Gran was the daughter of a working-class, late Victorian family. In their native Liverpool, in the mid-19th century, the family had at one point been high-prole enough to have run its own bakery. The family’s name was Oxton. I don’t know what they called their shop.

Whether it came from being a baker’s granddaughter, or whether it was simply from being a product of her age and class, Gran was firmly convinced that bread was the staff of life, to be eaten at every meal.

I loathed bread.

Ma was also the product of her age and class, and like many other women who had spent the war years in an aircraft factory, she returned temporarily to the work force while I was small, intending to earn enough to finance a pet project of her own, leaving me in Gran’s care during the work day.

By the time I was six, I had learned that Gran was at least as obdurate as I upon the subject of bread. Our main point of friction was breakfast. Bread at lunch time usually came in the form of sandwiches, to which I had no objection, and dinner was Ma’s province, and the subject didn’t arise at all. But, every morning heralded its unwanted slice of bread, or toast, which Gran insisted that I eat, and at which I invariably balked. Fortunately, for me, although perhaps not necessarily wisely, Gran was inclined to treat children with the respect due to human beings, and did not stand over me until I ate it.

If she had, she would have been standing a long time. I really loathed bread.

In the main, I was a straight-forward child, inclined to meet the world head-on. But like all children, I was also determined to have my own way. Being, also, a fairly law-abiding child, it wasn’t until the age of six that I conceived of the bright idea of getting rid of the noxious slice of bread when Gran wasn’t looking.

Accordingly, a pattern evolved. Gran would set my breakfast on the table, I would begin to eat it, she would eventually step out of the room, I would hop down from my chair and shove the bread under the skirting board of the stove and be back in my chair before she came back, finishing my meal, no bread in sight. Gran was satisfied, I was relieved, and all went smoothly for several months.

Eventually, however, all good things must come to an end. Ma took a day off from work. She was not ill, she had planned this for some grown-up reason of which I was never informed (why should I be?) and had asked Gran about my schedule beforehand. In the morning I arose to find my mother, my breakfast and the ubiquitous slice of bread waiting for me. Ma, however, didn’t leave the room long enough to give me a chance to get rid of it. I dawdled over my breakfast as she puttered about the kitchen.

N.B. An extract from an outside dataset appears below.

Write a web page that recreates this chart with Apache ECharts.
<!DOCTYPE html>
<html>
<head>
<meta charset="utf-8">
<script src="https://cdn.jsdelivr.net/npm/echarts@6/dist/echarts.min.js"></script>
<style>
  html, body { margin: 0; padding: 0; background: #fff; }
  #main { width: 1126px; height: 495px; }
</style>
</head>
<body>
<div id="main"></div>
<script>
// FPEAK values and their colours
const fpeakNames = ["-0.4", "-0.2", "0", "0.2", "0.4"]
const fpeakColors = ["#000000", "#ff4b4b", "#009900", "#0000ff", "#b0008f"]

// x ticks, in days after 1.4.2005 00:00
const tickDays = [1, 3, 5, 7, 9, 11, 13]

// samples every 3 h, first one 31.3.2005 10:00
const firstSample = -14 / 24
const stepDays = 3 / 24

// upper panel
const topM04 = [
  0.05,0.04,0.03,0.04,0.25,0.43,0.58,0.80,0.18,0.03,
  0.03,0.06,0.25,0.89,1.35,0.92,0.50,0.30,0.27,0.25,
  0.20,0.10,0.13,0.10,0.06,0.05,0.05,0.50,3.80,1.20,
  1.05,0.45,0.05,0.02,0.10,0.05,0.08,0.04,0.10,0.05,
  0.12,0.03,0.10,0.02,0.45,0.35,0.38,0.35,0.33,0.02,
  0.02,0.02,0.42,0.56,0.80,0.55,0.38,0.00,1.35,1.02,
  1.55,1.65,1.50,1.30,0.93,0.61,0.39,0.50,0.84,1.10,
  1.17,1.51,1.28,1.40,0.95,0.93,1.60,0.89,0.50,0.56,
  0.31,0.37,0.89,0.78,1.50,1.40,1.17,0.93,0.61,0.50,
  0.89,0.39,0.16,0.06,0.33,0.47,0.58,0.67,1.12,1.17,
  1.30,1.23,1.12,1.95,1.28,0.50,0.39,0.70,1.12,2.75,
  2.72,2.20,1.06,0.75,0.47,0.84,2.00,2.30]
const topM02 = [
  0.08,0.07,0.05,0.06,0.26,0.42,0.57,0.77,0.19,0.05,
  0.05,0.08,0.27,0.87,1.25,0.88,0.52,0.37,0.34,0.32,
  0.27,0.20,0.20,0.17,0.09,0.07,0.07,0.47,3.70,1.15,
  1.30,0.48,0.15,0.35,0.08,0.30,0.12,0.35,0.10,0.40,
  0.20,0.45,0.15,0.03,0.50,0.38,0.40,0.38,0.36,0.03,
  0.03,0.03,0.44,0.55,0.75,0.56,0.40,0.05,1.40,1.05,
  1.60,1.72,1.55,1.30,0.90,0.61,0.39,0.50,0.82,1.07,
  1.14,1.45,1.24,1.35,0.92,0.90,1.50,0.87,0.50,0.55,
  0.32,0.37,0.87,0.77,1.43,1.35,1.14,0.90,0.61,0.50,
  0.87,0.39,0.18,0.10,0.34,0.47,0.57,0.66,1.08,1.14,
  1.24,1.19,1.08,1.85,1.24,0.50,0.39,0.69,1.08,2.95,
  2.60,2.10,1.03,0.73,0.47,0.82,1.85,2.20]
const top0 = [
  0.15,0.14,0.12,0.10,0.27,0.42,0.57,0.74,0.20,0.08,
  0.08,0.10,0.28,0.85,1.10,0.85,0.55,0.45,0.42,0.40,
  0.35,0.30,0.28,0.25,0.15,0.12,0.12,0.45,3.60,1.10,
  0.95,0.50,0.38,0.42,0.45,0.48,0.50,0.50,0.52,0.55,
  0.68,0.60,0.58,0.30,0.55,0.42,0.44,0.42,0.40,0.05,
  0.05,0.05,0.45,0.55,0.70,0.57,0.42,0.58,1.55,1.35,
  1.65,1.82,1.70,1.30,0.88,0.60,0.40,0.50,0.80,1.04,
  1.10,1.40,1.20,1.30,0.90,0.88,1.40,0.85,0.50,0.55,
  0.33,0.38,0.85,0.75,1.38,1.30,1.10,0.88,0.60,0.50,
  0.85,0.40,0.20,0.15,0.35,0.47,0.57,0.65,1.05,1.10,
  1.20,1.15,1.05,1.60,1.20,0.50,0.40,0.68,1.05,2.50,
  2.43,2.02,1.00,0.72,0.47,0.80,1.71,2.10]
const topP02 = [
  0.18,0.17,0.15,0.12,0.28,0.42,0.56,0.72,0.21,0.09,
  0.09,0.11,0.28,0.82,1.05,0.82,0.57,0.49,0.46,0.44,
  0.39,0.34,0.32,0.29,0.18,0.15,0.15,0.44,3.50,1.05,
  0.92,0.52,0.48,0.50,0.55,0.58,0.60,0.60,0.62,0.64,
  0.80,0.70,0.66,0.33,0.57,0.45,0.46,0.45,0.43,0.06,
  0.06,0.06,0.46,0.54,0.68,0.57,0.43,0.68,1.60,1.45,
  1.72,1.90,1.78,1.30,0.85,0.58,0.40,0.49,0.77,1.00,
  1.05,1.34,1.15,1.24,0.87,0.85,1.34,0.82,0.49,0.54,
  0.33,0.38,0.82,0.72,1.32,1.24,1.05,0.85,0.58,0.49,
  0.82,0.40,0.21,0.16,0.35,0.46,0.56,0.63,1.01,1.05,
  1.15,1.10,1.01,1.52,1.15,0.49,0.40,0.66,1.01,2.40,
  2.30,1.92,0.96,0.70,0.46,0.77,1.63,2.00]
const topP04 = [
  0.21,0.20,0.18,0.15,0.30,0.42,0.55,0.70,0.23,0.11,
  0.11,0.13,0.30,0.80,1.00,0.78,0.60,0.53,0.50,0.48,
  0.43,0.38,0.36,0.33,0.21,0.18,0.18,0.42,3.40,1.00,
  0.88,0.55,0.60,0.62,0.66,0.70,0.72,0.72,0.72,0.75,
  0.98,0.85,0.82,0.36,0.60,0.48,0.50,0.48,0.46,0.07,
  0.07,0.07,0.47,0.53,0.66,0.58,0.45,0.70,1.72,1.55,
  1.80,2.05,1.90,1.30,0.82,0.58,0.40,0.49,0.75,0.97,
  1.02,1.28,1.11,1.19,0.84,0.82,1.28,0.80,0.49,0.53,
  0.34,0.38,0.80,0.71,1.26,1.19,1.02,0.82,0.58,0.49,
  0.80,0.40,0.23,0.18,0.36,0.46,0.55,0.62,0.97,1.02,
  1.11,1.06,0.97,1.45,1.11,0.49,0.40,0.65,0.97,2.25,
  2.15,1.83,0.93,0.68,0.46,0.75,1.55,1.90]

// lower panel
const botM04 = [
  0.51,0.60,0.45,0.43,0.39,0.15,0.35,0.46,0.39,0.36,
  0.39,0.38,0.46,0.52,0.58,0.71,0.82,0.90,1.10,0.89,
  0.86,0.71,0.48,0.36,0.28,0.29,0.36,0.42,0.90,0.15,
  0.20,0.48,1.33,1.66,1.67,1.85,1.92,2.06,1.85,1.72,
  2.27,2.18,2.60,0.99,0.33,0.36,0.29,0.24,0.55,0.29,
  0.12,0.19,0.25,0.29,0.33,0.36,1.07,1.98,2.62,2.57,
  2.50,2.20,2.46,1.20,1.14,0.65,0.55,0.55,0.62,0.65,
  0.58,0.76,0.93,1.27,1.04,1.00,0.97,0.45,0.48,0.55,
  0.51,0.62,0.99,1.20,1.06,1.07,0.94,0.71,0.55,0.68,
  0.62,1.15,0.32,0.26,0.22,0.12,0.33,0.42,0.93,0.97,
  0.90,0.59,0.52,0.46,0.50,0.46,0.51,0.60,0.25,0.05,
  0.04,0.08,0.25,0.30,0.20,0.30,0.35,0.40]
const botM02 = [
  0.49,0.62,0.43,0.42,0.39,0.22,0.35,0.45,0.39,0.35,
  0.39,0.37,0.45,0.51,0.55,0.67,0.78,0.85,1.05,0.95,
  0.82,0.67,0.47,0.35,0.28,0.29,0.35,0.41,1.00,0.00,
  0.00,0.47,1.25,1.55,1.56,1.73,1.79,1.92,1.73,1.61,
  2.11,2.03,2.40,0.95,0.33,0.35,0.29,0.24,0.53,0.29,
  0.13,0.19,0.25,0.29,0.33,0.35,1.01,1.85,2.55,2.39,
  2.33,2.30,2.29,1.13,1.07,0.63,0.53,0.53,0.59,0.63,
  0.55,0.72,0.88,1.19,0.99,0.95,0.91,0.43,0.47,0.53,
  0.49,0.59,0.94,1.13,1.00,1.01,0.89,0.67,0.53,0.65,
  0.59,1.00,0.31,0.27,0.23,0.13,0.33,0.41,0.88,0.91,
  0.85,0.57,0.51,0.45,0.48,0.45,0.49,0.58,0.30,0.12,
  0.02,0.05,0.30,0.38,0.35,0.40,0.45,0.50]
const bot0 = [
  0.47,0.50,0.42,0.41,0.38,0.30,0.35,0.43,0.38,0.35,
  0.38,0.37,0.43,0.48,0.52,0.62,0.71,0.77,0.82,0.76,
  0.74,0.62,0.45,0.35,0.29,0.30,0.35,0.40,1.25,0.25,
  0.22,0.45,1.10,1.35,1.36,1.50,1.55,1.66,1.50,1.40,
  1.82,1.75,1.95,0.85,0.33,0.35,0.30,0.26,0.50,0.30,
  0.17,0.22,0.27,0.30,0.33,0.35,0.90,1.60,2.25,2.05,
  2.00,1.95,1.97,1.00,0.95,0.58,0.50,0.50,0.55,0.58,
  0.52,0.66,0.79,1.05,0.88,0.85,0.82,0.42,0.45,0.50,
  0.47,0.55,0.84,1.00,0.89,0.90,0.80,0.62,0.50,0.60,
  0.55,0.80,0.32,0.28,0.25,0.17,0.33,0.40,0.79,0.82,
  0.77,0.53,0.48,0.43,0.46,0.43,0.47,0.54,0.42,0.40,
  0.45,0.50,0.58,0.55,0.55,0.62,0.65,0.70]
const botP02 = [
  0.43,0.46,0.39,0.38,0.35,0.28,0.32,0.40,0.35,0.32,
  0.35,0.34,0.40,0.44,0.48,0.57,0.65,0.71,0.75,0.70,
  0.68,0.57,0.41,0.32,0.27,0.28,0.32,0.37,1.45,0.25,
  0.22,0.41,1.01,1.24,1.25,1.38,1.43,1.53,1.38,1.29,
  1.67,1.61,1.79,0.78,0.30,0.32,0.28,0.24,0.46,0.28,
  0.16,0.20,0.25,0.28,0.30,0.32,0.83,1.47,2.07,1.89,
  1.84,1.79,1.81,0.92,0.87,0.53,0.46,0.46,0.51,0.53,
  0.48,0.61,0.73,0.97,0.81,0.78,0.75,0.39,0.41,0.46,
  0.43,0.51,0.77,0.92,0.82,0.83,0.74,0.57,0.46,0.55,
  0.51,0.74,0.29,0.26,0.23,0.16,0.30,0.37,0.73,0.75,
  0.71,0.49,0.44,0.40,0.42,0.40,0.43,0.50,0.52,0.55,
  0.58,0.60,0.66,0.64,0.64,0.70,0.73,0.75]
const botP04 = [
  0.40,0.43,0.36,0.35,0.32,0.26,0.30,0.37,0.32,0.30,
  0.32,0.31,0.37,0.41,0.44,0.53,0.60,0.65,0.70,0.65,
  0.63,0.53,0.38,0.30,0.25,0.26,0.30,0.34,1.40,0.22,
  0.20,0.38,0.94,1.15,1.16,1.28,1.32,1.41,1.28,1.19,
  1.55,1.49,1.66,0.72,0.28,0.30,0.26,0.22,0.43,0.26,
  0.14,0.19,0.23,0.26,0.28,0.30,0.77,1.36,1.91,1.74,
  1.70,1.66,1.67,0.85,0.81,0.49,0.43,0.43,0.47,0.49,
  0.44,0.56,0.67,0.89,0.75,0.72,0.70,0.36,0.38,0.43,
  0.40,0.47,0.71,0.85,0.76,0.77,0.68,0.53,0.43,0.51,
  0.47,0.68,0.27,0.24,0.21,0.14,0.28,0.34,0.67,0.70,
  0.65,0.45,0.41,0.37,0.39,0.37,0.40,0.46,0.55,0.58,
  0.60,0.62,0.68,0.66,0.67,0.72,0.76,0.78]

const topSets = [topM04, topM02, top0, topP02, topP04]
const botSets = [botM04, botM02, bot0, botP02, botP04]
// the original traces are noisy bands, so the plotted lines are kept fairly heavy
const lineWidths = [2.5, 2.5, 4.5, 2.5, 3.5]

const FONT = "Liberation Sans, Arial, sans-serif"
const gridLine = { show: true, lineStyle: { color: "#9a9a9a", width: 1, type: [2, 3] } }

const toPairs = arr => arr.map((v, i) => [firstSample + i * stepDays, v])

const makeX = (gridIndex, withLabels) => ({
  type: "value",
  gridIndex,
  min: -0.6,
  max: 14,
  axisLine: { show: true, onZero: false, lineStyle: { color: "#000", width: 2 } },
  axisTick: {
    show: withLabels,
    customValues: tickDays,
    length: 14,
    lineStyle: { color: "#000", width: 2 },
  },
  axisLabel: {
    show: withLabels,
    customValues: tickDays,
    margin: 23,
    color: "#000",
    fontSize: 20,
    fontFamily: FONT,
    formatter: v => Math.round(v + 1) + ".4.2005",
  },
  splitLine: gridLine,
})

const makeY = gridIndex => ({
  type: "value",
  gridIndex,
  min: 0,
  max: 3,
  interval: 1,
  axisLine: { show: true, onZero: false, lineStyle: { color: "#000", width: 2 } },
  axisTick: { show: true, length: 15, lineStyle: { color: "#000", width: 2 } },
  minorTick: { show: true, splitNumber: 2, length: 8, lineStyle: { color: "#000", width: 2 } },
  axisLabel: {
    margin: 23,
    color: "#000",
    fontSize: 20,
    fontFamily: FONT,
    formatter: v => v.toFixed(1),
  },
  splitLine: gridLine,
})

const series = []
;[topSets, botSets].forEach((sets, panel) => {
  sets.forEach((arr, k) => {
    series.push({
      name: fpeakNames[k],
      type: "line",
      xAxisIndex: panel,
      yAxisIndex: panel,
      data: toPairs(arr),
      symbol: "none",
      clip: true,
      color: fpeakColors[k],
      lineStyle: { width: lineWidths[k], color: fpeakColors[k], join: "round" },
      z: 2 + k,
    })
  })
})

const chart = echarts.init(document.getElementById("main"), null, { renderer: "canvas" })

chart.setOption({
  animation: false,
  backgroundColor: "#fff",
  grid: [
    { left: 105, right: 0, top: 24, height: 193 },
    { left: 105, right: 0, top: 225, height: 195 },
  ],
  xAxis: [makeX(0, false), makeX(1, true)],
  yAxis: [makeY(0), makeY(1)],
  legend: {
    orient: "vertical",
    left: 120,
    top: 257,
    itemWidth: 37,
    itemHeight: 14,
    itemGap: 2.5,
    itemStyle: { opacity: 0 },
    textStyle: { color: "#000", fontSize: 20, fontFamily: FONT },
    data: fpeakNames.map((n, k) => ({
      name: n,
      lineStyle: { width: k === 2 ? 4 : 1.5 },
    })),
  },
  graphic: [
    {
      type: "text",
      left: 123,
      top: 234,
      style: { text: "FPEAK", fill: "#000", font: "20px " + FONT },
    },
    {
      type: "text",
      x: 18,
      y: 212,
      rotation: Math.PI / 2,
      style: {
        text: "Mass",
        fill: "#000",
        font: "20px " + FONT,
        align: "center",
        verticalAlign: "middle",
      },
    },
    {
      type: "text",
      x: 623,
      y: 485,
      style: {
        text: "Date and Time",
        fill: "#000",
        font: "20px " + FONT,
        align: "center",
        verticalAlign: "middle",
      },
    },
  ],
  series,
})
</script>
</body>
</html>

“Eat your bread.” She told me.

“I will.” I said. Time passed. The bread was not eaten.

“Eat your bread.” She ordered.

“I will.” I countered. More time passed. The bread was not eaten.

Finally, she stepped out the room. Lickety-split, I was off the chair, the bread was under the stove, and I was back in my seat just as Ma reentered the room.

“Where is your bread?” She asked me.

“I ate it.” I replied.

“You haven’t had time to eat it.” She said.

“I ate it fast.” I replied.

This particular contest of wills was not inordinately protracted. Ma, unlike Gran, had no compunction about hitting small children who happened to displease her. Since I disliked being hit rather more than I disliked being forced to eat bread, I eventually muttered that it was under the stove.

“Well get it out.” She told me.

So I got down on the floor and stretched an arm under the skirting board and, of course, was unable to find that morning’s particular slice of bread. This particular little comedy played out for a couple of minutes more, until Ma lost patience and said she would get it herself, and took the skirting board off the stove.

Well, she ended up removing a couple of grocery sacks worth of stale, moldy or mummified bread and declared herself amazed that we hadn’t been overrun by rats. (Or at least ants.)

Oddly, I can’t recall having been whipped for perpetrating the great bread bamboozlement — although I certainly got a tongue-lashing and was very much in disgrace. On the other hand, I was never again forced to eat bread against my will.